Gideon van Riet explores the role of private security companies (PSCs) in Potchefstroom, South Africa. By drawing on Foucault’s reading of Hobbes he argues that South Africa is not at war, but in a state of war following the rearticulation of conflict via the social contract. Within this setting, PSCs are intertwined with social media and other technologies that intermediate between populations of different strata and as such between conflict and security. Therefore, these companies serve to shield a small minority from an enduring low-intensity conflict in a democratic setting, while other population groups are relegated to spaces of insecurity. To stabilise the situation greater integration of adversarial groups is required.

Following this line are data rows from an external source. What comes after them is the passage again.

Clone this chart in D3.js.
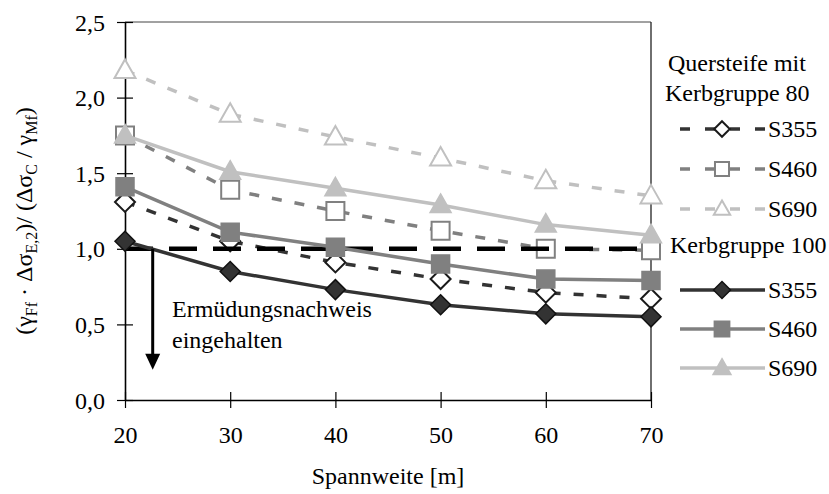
<!DOCTYPE html>
<html>
<head>
<meta charset="utf-8">
<script src="https://cdn.jsdelivr.net/npm/d3@7"></script>
<style>
  body { margin: 0; background: #fff; }
  svg { display: block; }
</style>
</head>
<body>
<svg id="chart" width="829" height="494" font-family="Liberation Serif"></svg>
<script>
// Spannweiten (x-Achse)
const spans = [20, 30, 40, 50, 60, 70];
const yTicks = [0, 0.5, 1.0, 1.5, 2.0, 2.5];

// Quersteife mit Kerbgruppe 80 (offene Marker, gestrichelt)
const kg80_S355 = [1.31, 1.05, 0.91, 0.80, 0.71, 0.67];
const kg80_S460 = [1.75, 1.39, 1.25, 1.12, 1.00, 0.99];
const kg80_S690 = [2.18, 1.89, 1.74, 1.60, 1.45, 1.35];
// Kerbgruppe 100 (gefuellte Marker, durchgezogen)
const kg100_S355 = [1.05, 0.85, 0.73, 0.63, 0.57, 0.55];
const kg100_S460 = [1.41, 1.11, 1.01, 0.90, 0.80, 0.79];
const kg100_S690 = [1.75, 1.51, 1.40, 1.29, 1.16, 1.09];

const limit = 1.0;
const arrowEnd = 0.2;

const FONT = "Liberation Serif";
const FS = 24;

const svg = d3.select("#chart");
const x = d3.scaleLinear().domain([20, 70]).range([125, 651]);
const y = d3.scaleLinear().domain([0, 2.5]).range([400, 22]);

const dark = "#333333", mid = "#808080", light = "#c0c0c0";

const series = [
  { name: "S355", values: kg80_S355, color: dark, stroke: "#1a1a1a", shape: "diamond", open: true },
  { name: "S460", values: kg80_S460, color: mid, stroke: mid, shape: "square", open: true },
  { name: "S690", values: kg80_S690, color: light, stroke: light, shape: "triangle", open: true },
  { name: "S355", values: kg100_S355, color: dark, stroke: "#111", shape: "diamond", open: false },
  { name: "S460", values: kg100_S460, color: mid, stroke: mid, shape: "square", open: false },
  { name: "S690", values: kg100_S690, color: light, stroke: light, shape: "triangle", open: false }
];

function shapePath(shape, s) {
  if (shape === "diamond") return `M0,${-10 * s}L${10 * s},0L0,${10 * s}L${-10 * s},0Z`;
  if (shape === "square") return `M${-9 * s},${-9 * s}H${9 * s}V${9 * s}H${-9 * s}Z`;
  return `M0,${-11 * s}L${10.5 * s},${7.5 * s}L${-10.5 * s},${7.5 * s}Z`;
}

function label(px, py, t) {
  return svg.append("text").attr("x", px).attr("y", py)
    .attr("font-family", FONT).attr("font-size", FS).attr("fill", "#000").text(t);
}

// Rahmen
svg.append("line").attr("x1", x(20)).attr("x2", x(70)).attr("y1", y(2.5)).attr("y2", y(2.5))
  .attr("stroke", "#444").attr("stroke-width", 1);
svg.append("line").attr("x1", x(70)).attr("x2", x(70)).attr("y1", y(2.5)).attr("y2", y(0))
  .attr("stroke", "#222").attr("stroke-width", 1.3);

// Achsen
const yAxis = d3.axisLeft(y).tickValues(yTicks).tickSize(0)
  .tickFormat(d => d3.format(".1f")(d).replace(".", ","));
const gy = svg.append("g").attr("transform", `translate(${x(20)},0)`).call(yAxis)
  .attr("font-family", FONT);
gy.select(".domain").attr("stroke", "#000").attr("stroke-width", 1.6);
gy.selectAll(".tick text").attr("x", -20).attr("dy", "0.34em")
  .attr("font-family", FONT).attr("font-size", FS).attr("fill", "#000");
gy.selectAll(".tick").append("line").attr("x1", -8).attr("x2", 8).attr("stroke", "#000").attr("stroke-width", 1.2);

const xAxis = d3.axisBottom(x).tickValues(spans).tickSize(0).tickFormat(d3.format("d"));
const gx = svg.append("g").attr("transform", `translate(0,${y(0)})`).call(xAxis)
  .attr("font-family", FONT);
gx.select(".domain").attr("stroke", "#000").attr("stroke-width", 1.6);
gx.selectAll(".tick text").attr("y", 43).attr("dy", 0)
  .attr("font-family", FONT).attr("font-size", FS).attr("fill", "#000");
gx.selectAll(".tick").append("line").attr("y1", -8).attr("y2", 8).attr("stroke", "#000").attr("stroke-width", 1.2);

const line = d3.line().x((d, i) => x(spans[i])).y(d => y(d));

function drawSeries(s) {
  svg.append("path").datum(s.values).attr("d", line)
    .attr("fill", "none").attr("stroke", s.color).attr("stroke-width", 3.5)
    .attr("stroke-dasharray", s.open ? "10,13" : null);
  svg.append("g").selectAll("path").data(s.values).join("path")
    .attr("transform", (d, i) => `translate(${x(spans[i])},${y(d)})`)
    .attr("d", shapePath(s.shape, 1))
    .attr("fill", s.open ? "#fff" : s.color)
    .attr("stroke", s.stroke).attr("stroke-width", s.open ? 2 : 1.5);
}

// gestrichelte Reihen zuerst
series.filter(s => s.open).forEach(drawSeries);

// Grenzlinie 1,0
svg.append("line").attr("x1", x(20)).attr("x2", x(70)).attr("y1", y(limit)).attr("y2", y(limit))
  .attr("stroke", "#000").attr("stroke-width", 4.5).attr("stroke-dasharray", "28,16");

series.filter(s => !s.open).forEach(drawSeries);

// Pfeil
const ax = 152.7;
svg.append("line").attr("x1", ax).attr("x2", ax).attr("y1", y(limit)).attr("y2", y(arrowEnd) - 14)
  .attr("stroke", "#000").attr("stroke-width", 3);
svg.append("path")
  .attr("d", `M${ax - 7.5},${y(arrowEnd) - 16}L${ax + 7.5},${y(arrowEnd) - 16}L${ax},${y(arrowEnd)}Z`)
  .attr("fill", "#000");

label(172, 317, "Ermüdungsnachweis");
label(172, 348, "eingehalten");

// Achsentitel
label(388, 484, "Spannweite [m]").attr("text-anchor", "middle");

const yl = svg.append("text").attr("transform", "translate(32,221) rotate(-90)")
  .attr("text-anchor", "middle").attr("font-family", FONT).attr("font-size", FS);
const parts = [
  ["(γ", false], ["Ff", true], [" · Δσ", false], ["E,2", true], [")/ (Δσ", false],
  ["C", true], [" / γ", false], ["Mf", true], [")", false]
];
let sub = false;
parts.forEach(([t, isSub]) => {
  const ts = yl.append("tspan").text(t);
  if (isSub) ts.attr("font-size", 16);
  if (isSub !== sub) ts.attr("dy", isSub ? 5 : -5);
  sub = isSub;
});

// Legende
label(668, 71, "Quersteife mit");
label(665, 101, "Kerbgruppe 80");
label(670, 253, "Kerbgruppe 100");

const legendY = [129, 169, 209, 290, 329, 368];
series.forEach((s, i) => {
  const ly = legendY[i];
  svg.append("line").attr("x1", 680).attr("x2", 765).attr("y1", ly).attr("y2", ly)
    .attr("stroke", s.color).attr("stroke-width", 3.5)
    .attr("stroke-dasharray", s.open ? "10,15" : null);
  svg.append("path").attr("transform", `translate(722,${ly})`)
    .attr("d", shapePath(s.shape, s.open ? 0.78 : 0.85))
    .attr("fill", s.open ? "#fff" : s.color)
    .attr("stroke", s.stroke).attr("stroke-width", s.open ? 2 : 1.5);
  label(768, ly + 8, s.name);
});
</script>
</body>
</html>
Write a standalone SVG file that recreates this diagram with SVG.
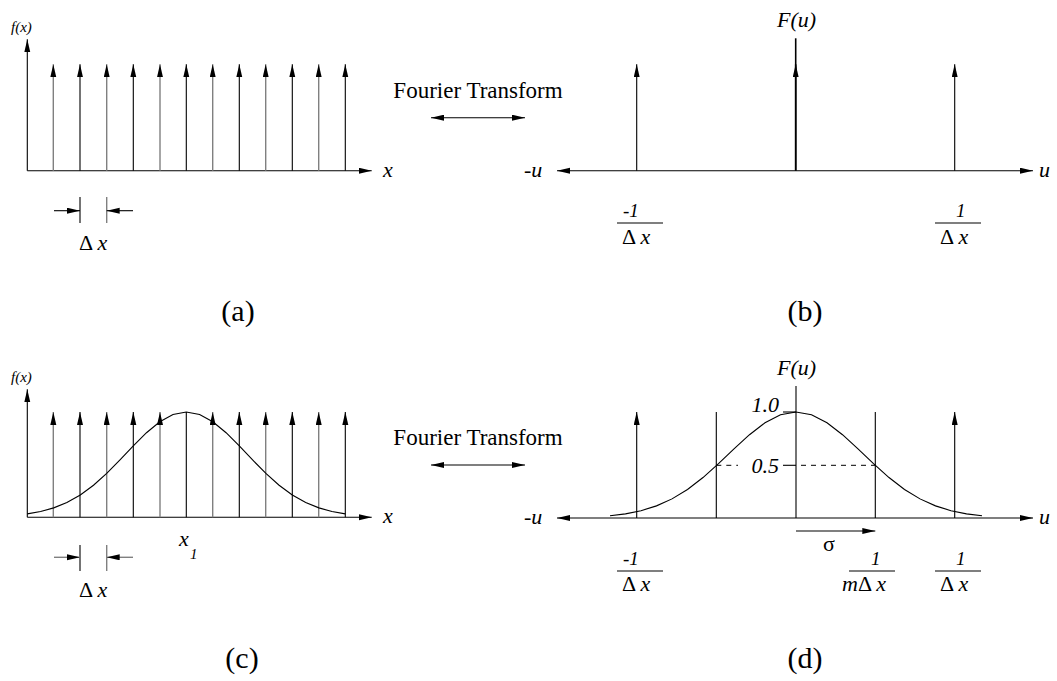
<svg xmlns="http://www.w3.org/2000/svg" width="1057" height="681" viewBox="0 0 1057 681">
<defs>
<marker id="ah" markerUnits="userSpaceOnUse" markerWidth="14" markerHeight="8" refX="13" refY="3" orient="auto">
<path d="M0,0 L13,3 L0,6 Z" fill="#000"/>
</marker>
<marker id="ahs" markerUnits="userSpaceOnUse" markerWidth="14" markerHeight="8" refX="0" refY="3" orient="auto">
<path d="M13,0 L0,3 L13,6 Z" fill="#000"/>
</marker>
<style>
.k{stroke:#000;stroke-width:1.1;fill:none}
.g{stroke:#808080;stroke-width:1.4;fill:none}
.a{marker-end:url(#ah)}
.c{stroke:#000;stroke-width:1.1;fill:none}
.d{stroke:#000;stroke-width:1;stroke-dasharray:5 5;fill:none}
text{font-family:"Liberation Serif","Times New Roman",Times,Tinos,"Nimbus Roman","Nimbus Roman No9 L",FreeSerif,"Noto Serif","DejaVu Serif",serif;fill:#000}
.it{font-style:italic}
.lab{font-size:22px}
.sm{font-size:15px}
.fr{font-size:19px}
.cap{font-size:30px;text-anchor:middle}
.ft{font-size:23px;text-anchor:middle}
</style>
</defs>

<g id="panel-a">
<line class="k a" x1="27.3" y1="170.7" x2="371.7" y2="170.7"/>
<line class="k a" x1="27.3" y1="170.7" x2="27.3" y2="39.3"/>
<line class="g a" x1="53.3" y1="170.7" x2="53.3" y2="64.3"/>
<line class="k a" x1="80" y1="170.7" x2="80" y2="64.3"/>
<line class="g a" x1="106.7" y1="170.7" x2="106.7" y2="64.3"/>
<line class="k a" x1="133.3" y1="170.7" x2="133.3" y2="64.3"/>
<line class="g a" x1="160" y1="170.7" x2="160" y2="64.3"/>
<line class="k a" x1="186.3" y1="170.7" x2="186.3" y2="64.3"/>
<line class="g a" x1="212.7" y1="170.7" x2="212.7" y2="64.3"/>
<line class="k a" x1="239.3" y1="170.7" x2="239.3" y2="64.3"/>
<line class="g a" x1="265.7" y1="170.7" x2="265.7" y2="64.3"/>
<line class="k a" x1="292.3" y1="170.7" x2="292.3" y2="64.3"/>
<line class="g a" x1="318.7" y1="170.7" x2="318.7" y2="64.3"/>
<line class="k a" x1="345.3" y1="170.7" x2="345.3" y2="64.3"/>
<text class="it sm" x="11" y="32">f(x)</text>
<text class="it lab" x="383" y="177">x</text>
<line class="k" x1="80" y1="197" x2="80" y2="223"/>
<line class="g" x1="106.7" y1="197" x2="106.7" y2="223"/>
<line class="k a" x1="54" y1="210.7" x2="80" y2="210.7"/>
<line class="k a" x1="133" y1="210.7" x2="106.7" y2="210.7"/>
<text class="lab" x="79" y="250">Δ <tspan class="it">x</tspan></text>
<text class="cap" x="238" y="321">(a)</text>
</g>

<g id="transform-ab">
<text class="ft" x="478" y="98">Fourier Transform</text>
</g>

<g id="panel-b">
<line class="k a" x1="795.7" y1="170.7" x2="1033" y2="170.7"/>
<line class="k a" x1="795.7" y1="170.7" x2="557" y2="170.7"/>
<line class="k a" x1="636.7" y1="170.7" x2="636.7" y2="64.3"/>
<line class="k a" x1="954.7" y1="170.7" x2="954.7" y2="64.3"/>
<line class="k" style="stroke-width:1.6" x1="795.7" y1="170.7" x2="795.7" y2="38.3"/>
<line class="k a" style="stroke-width:1.6" x1="795.7" y1="170.7" x2="795.7" y2="64.3"/>
<text class="it lab" x="777" y="27">F(u)</text>
<text class="it lab" x="524" y="177">-u</text>
<text class="it lab" x="1039" y="177">u</text>
<text class="it fr" x="623" y="217">-1</text>
<line class="c" x1="617" y1="223" x2="663" y2="223"/>
<text class="lab" x="622" y="244">Δ <tspan class="it">x</tspan></text>
<text class="it fr" x="956" y="217">1</text>
<line class="c" x1="935" y1="223" x2="981" y2="223"/>
<text class="lab" x="940" y="244">Δ <tspan class="it">x</tspan></text>
<text class="cap" x="805" y="321">(b)</text>
</g>

<g id="panel-c">
<line class="k a" x1="27.3" y1="517.3" x2="371.7" y2="517.3"/>
<line class="k a" x1="27.3" y1="517.3" x2="27.3" y2="389.3"/>
<line class="g a" x1="53.3" y1="517.3" x2="53.3" y2="412"/>
<line class="k a" x1="80" y1="517.3" x2="80" y2="412"/>
<line class="g a" x1="106.7" y1="517.3" x2="106.7" y2="412"/>
<line class="k a" x1="133.3" y1="517.3" x2="133.3" y2="412"/>
<line class="g a" x1="160" y1="517.3" x2="160" y2="412"/>
<line class="k" x1="186.3" y1="517.3" x2="186.3" y2="412"/>
<line class="g a" x1="212.7" y1="517.3" x2="212.7" y2="412"/>
<line class="k a" x1="239.3" y1="517.3" x2="239.3" y2="412"/>
<line class="g a" x1="265.7" y1="517.3" x2="265.7" y2="412"/>
<line class="k a" x1="292.3" y1="517.3" x2="292.3" y2="412"/>
<line class="g a" x1="318.7" y1="517.3" x2="318.7" y2="412"/>
<line class="k a" x1="345.3" y1="517.3" x2="345.3" y2="412"/>
<polyline class="c" points="27.3,513.86 40.6,511.54 53.7,507.87 66.9,502.51 80.3,494.95 93.5,485.25 106.7,473.45 120,459.97 133.3,445.92 146.5,432.73 159.8,421.75 173,414.55 186.3,412 199.6,414.55 212.8,421.75 226.1,432.73 239.3,445.92 252.6,459.97 265.9,473.45 279.1,485.25 292.3,494.95 305.7,502.51 318.9,507.87 332,511.54 345.3,513.86"/>
<text class="it sm" x="11" y="382">f(x)</text>
<text class="it lab" x="383" y="523">x</text>
<text class="it lab" x="179" y="546">x</text>
<text class="it sm" x="190" y="559">1</text>
<line class="k" x1="80" y1="545" x2="80" y2="571"/>
<line class="g" x1="106.7" y1="545" x2="106.7" y2="571"/>
<line class="g a" x1="54" y1="557.3" x2="80" y2="557.3"/>
<line class="g a" x1="133" y1="557.3" x2="106.7" y2="557.3"/>
<text class="lab" x="79" y="597">Δ <tspan class="it">x</tspan></text>
<text class="cap" x="242" y="668">(c)</text>
</g>

<g id="transform-cd">
<text class="ft" x="478" y="445">Fourier Transform</text>
</g>

<g id="panel-d">
<line class="k a" x1="796" y1="518" x2="1033" y2="518"/>
<line class="k a" x1="796" y1="518" x2="557" y2="518"/>
<line class="k a" x1="636.7" y1="518" x2="636.7" y2="412"/>
<line class="k a" x1="954.7" y1="518" x2="954.7" y2="412"/>
<line class="k" x1="796" y1="518" x2="796" y2="386"/>
<line class="k" x1="716.3" y1="518" x2="716.3" y2="412"/>
<line class="k" x1="875.3" y1="518" x2="875.3" y2="412"/>
<polyline class="c" points="610,515.75 625.5,513.84 641,510.7 656.5,505.86 672,498.88 687.5,489.43 703,477.55 718.5,463.7 734,448.92 749.5,434.7 765,422.76 780.5,414.8 796,412 811.5,414.8 827,422.76 842.5,434.7 858,448.92 873.5,463.7 889,477.55 904.5,489.43 920,498.88 935.5,505.86 951,510.7 966.5,513.84 982,515.75"/>
<line class="k" x1="783" y1="412" x2="796" y2="412"/>
<line class="k" x1="783" y1="465.3" x2="796" y2="465.3"/>
<line class="d" x1="716.3" y1="465.3" x2="738" y2="465.3"/>
<line class="d" x1="801" y1="465.3" x2="875.3" y2="465.3"/>
<text class="it lab" x="779" y="412" text-anchor="end">1.0</text>
<text class="it lab" x="779" y="472.5" text-anchor="end">0.5</text>
<line class="k a" x1="796" y1="531" x2="875.3" y2="531"/>
<text class="lab" x="823" y="551">σ</text>
<text class="it lab" x="777" y="375">F(u)</text>
<text class="it lab" x="524" y="524">-u</text>
<text class="it lab" x="1039" y="524">u</text>
<text class="it fr" x="623" y="565">-1</text>
<line class="c" x1="617" y1="571" x2="663" y2="571"/>
<text class="lab" x="622" y="591">Δ <tspan class="it">x</tspan></text>
<text class="it fr" x="871" y="565">1</text>
<line class="c" x1="849" y1="571" x2="895" y2="571"/>
<text class="lab" x="842" y="591"><tspan class="it">m</tspan>Δ <tspan class="it">x</tspan></text>
<text class="it fr" x="956" y="565">1</text>
<line class="c" x1="935" y1="571" x2="981" y2="571"/>
<text class="lab" x="940" y="591">Δ <tspan class="it">x</tspan></text>
<text class="cap" x="805" y="668">(d)</text>
</g>

<g id="connectors">
<line class="k" x1="431" y1="117.7" x2="525" y2="117.7" marker-start="url(#ahs)" marker-end="url(#ah)"/>
<line class="k" x1="431" y1="465" x2="525" y2="465" marker-start="url(#ahs)" marker-end="url(#ah)"/>
</g>
</svg>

Finally, Natheem Hendriks analyses newspapers as infrastructures that along with experts, including various think tanks and mainstream scholarly publications, construct and circulate notions of security and threat. The (in)famous ‘A clash of civilizations?’ article by Samuel Huntington is a case in point of the latter. He draws on discourse analytical tools and argues that in South Africa, certain publications have securitised Muslims as a security threat. Consequently, the South African press is complicit in enabling the war on terror. But, this threat cannot be taken for granted and should be viewed as the outcome of a political process of social construction. Contrary to securitisation theory, the process of securitising Muslims in South Africa does not lead to an immediate response. The response from security actors has rather been gradual.